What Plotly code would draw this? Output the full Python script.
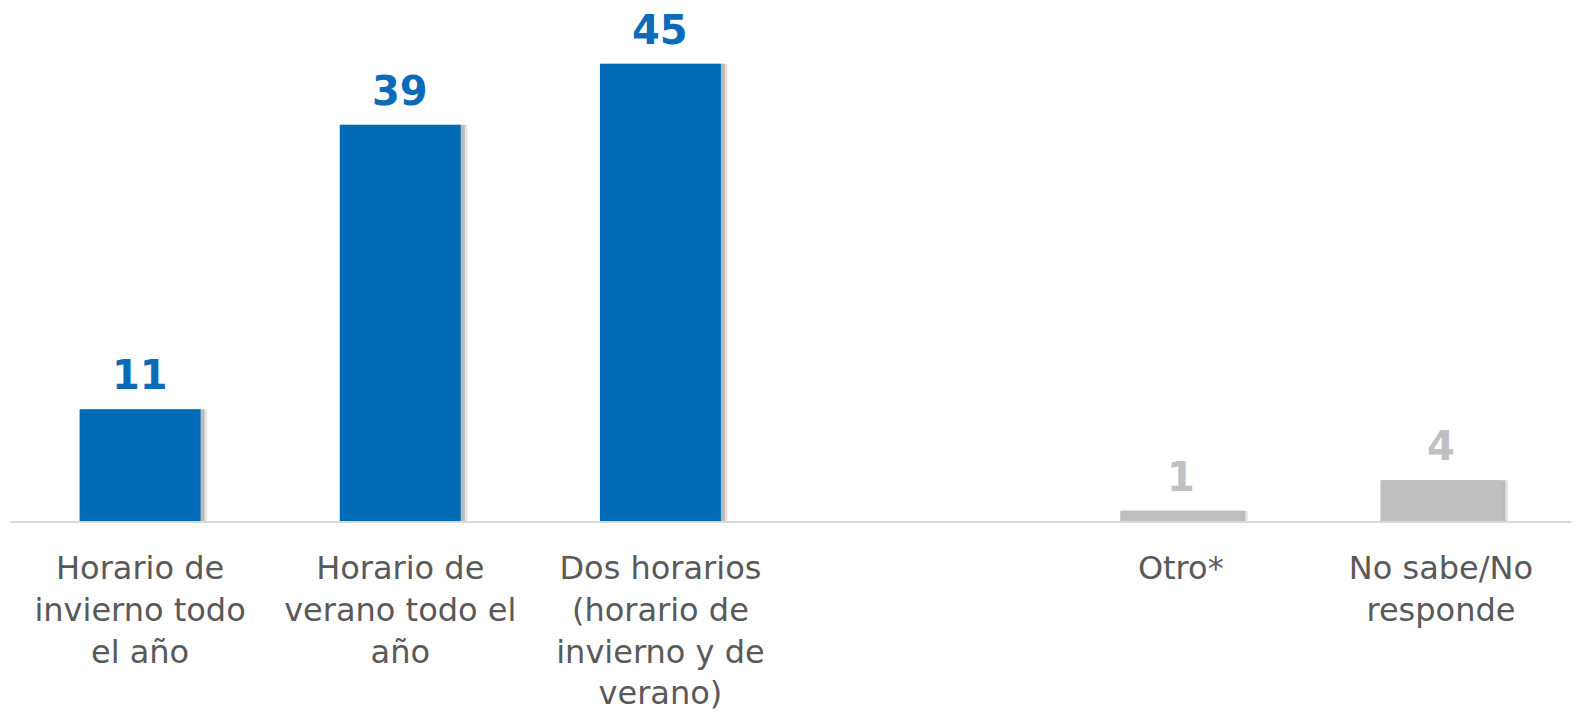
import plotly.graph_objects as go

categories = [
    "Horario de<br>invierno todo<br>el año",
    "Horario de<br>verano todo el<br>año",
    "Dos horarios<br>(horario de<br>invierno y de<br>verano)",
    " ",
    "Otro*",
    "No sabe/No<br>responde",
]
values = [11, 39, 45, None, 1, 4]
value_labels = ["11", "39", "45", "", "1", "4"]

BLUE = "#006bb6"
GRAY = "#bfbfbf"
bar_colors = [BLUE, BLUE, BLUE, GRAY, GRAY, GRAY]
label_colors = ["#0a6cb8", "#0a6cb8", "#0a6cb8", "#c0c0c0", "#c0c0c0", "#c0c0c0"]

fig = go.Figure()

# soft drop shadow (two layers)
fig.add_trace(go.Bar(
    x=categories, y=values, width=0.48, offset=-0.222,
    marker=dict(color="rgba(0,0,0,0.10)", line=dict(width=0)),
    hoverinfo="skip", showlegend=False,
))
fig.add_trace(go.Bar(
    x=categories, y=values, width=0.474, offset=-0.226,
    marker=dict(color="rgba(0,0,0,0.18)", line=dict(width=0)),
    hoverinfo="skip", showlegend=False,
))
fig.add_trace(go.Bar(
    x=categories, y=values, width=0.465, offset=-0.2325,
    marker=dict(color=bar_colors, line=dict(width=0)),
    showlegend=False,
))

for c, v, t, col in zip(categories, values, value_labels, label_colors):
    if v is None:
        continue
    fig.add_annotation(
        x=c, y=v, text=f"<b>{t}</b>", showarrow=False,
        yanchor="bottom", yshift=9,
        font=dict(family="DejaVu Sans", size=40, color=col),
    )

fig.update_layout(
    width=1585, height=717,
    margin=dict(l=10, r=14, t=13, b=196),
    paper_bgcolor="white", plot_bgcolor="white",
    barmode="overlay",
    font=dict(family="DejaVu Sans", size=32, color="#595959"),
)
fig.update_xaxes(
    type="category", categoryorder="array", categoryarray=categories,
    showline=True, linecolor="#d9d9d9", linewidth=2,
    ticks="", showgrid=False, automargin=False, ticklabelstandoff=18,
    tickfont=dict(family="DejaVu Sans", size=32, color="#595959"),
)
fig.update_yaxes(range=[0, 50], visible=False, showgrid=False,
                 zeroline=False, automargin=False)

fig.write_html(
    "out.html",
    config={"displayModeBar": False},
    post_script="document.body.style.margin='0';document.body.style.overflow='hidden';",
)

▬▬▬▬▬▬

» What to do
Give again, word for word, every line from the top of the data through the line with "import plotly.graph_objects as go", both ends included, and exclude the pictures.

» Output for this exercise
What Plotly code would draw this? Output the full Python script.
import plotly.graph_objects as go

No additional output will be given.